Welsh First Minister Mark Drakeford has described Boris Johnson’s post-Brexit trade deal as “thin and disappointing” and warned it will make trade with European markets more difficult and expensive.

Mr Drakeford was speaking ahead of the Welsh Parliament being recalled to debate the treaty – which he described as the “most important” the UK will sign in 50 years – on Wednesday.

He accused the UK Government of “cultural vandalism” by withdrawing from the Erasmus student exchange programme.

Boris Johnson
Boris Johnson

“Businesses already know that the treaty will make trade with our largest and most important market more expensive and more difficult,” Mr Drakeford said.

“The failure to include access to the Single Market for UK services, means businesses will have to rely on 27 different sets of national rules to trade across the EU, where they have one today.

“For our citizens, it means queues at airports; visas for longer visits; more expensive mobile phone calls and fewer people from the EU able to work in our health and social care system, looking after people in need of help.

“For our young people, it means the cultural vandalism of cutting them off from the Erasmus plus programme, which people from Wales have done so much to shape and foster.

“It also denies them a future in which they can freely live and work across the entire European continent.”

The Senedd will debate the trade deal agreed by the UK and EU and the UK Government’s Future Relationship Bill at the same time as it is debated in the Houses of Parliament on Wednesday.

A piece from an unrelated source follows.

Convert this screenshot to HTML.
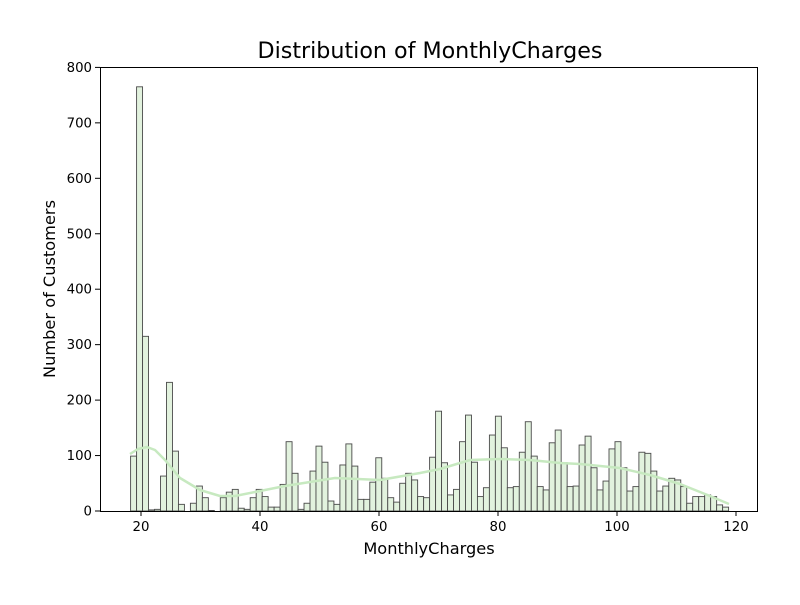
<!DOCTYPE html>
<html><head><meta charset="utf-8"><style>
body{margin:0;background:#fff;}
svg text{font-family:"DejaVu Sans","Liberation Sans",sans-serif;fill:#000;}
</style></head><body>
<svg id="s" width="800" height="600" xmlns="http://www.w3.org/2000/svg">
<rect width="800" height="600" fill="#fff"/>
<g id="bars"></g>
<polyline fill="none" stroke="#c7e9c0" stroke-width="2.5" stroke-linejoin="round" points="130,454 138,449 147,447 155,450 165,460 180,478 200,490 220,496 235,496 260,491 285,486 310,482 335,478 380,480 420,473 440,469 470,460 500,459 530,460 560,463 580,464 620,468 650,475 680,484 710,496 729,504"/>
<rect x="100.5" y="67.5" width="657" height="444" fill="none" stroke="#000" stroke-width="1"/>
<g id="ticks" font-size="13.3"></g>
<text x="430" y="58" font-size="22.2" text-anchor="middle">Distribution of MonthlyCharges</text>
<text x="429" y="554" font-size="16.2" text-anchor="middle">MonthlyCharges</text>
<text transform="translate(55,289) rotate(-90)" font-size="16.2" text-anchor="middle">Number of Customers</text>
</svg>
<script>
var v=[99,765,315,2,3,63,232,108,12,0,14,45,24,1,0,24,34,39,5,3,24,39,26,7,7,48,125,68,3,14,72,117,88,18,12,83,121,81,21,21,52,96,59,24,16,50,68,56,26,24,97,180,87,29,39,125,173,88,26,42,137,171,114,42,44,106,161,99,44,38,123,146,87,44,45,119,135,78,38,54,112,125,78,36,44,106,104,72,36,45,59,56,44,14,26,26,29,26,11,7];
var ns="http://www.w3.org/2000/svg",b=document.getElementById('bars'),t=document.getElementById('ticks');
function el(n,a,p,tx){var e=document.createElementNS(ns,n);for(var k in a)e.setAttribute(k,a[k]);if(tx!=null)e.textContent=tx;p.appendChild(e);return e;}
var k=0.5545;
v.forEach(function(h,i){var x=130.6+i*5.98;var hh=h*k;el('rect',{x:x,y:511-hh,width:5.98,height:hh,fill:'#e2f2de',stroke:'#4a4a4a','stroke-width':0.9},b);});
for(var xv=20;xv<=120;xv+=20){var x=141+(xv-20)*5.95;el('line',{x1:x,y1:511,x2:x,y2:516,stroke:'#000'},t);el('text',{x:x,y:531,'text-anchor':'middle'},t,xv);}
for(var yv=0;yv<=800;yv+=100){var y=511-yv*k;el('line',{x1:95,y1:y,x2:100,y2:y,stroke:'#000'},t);el('text',{x:92,y:y+4.5,'text-anchor':'end'},t,yv);}
</script>
</body></html>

Members will meet online via video conference at 10.30am.

Jeremy Miles, counsel general and minister for European Transition, said: “This is not the deal the Welsh Government called for or would have negotiated.

“But it is better than the catastrophe of a no-deal and gives us a platform on which better arrangements can be negotiated in the future.”

Mr Miles said the Welsh Government would work with people and businesses across the country to “prepare for and help navigate” the end of the transition period and the new relationship with the EU.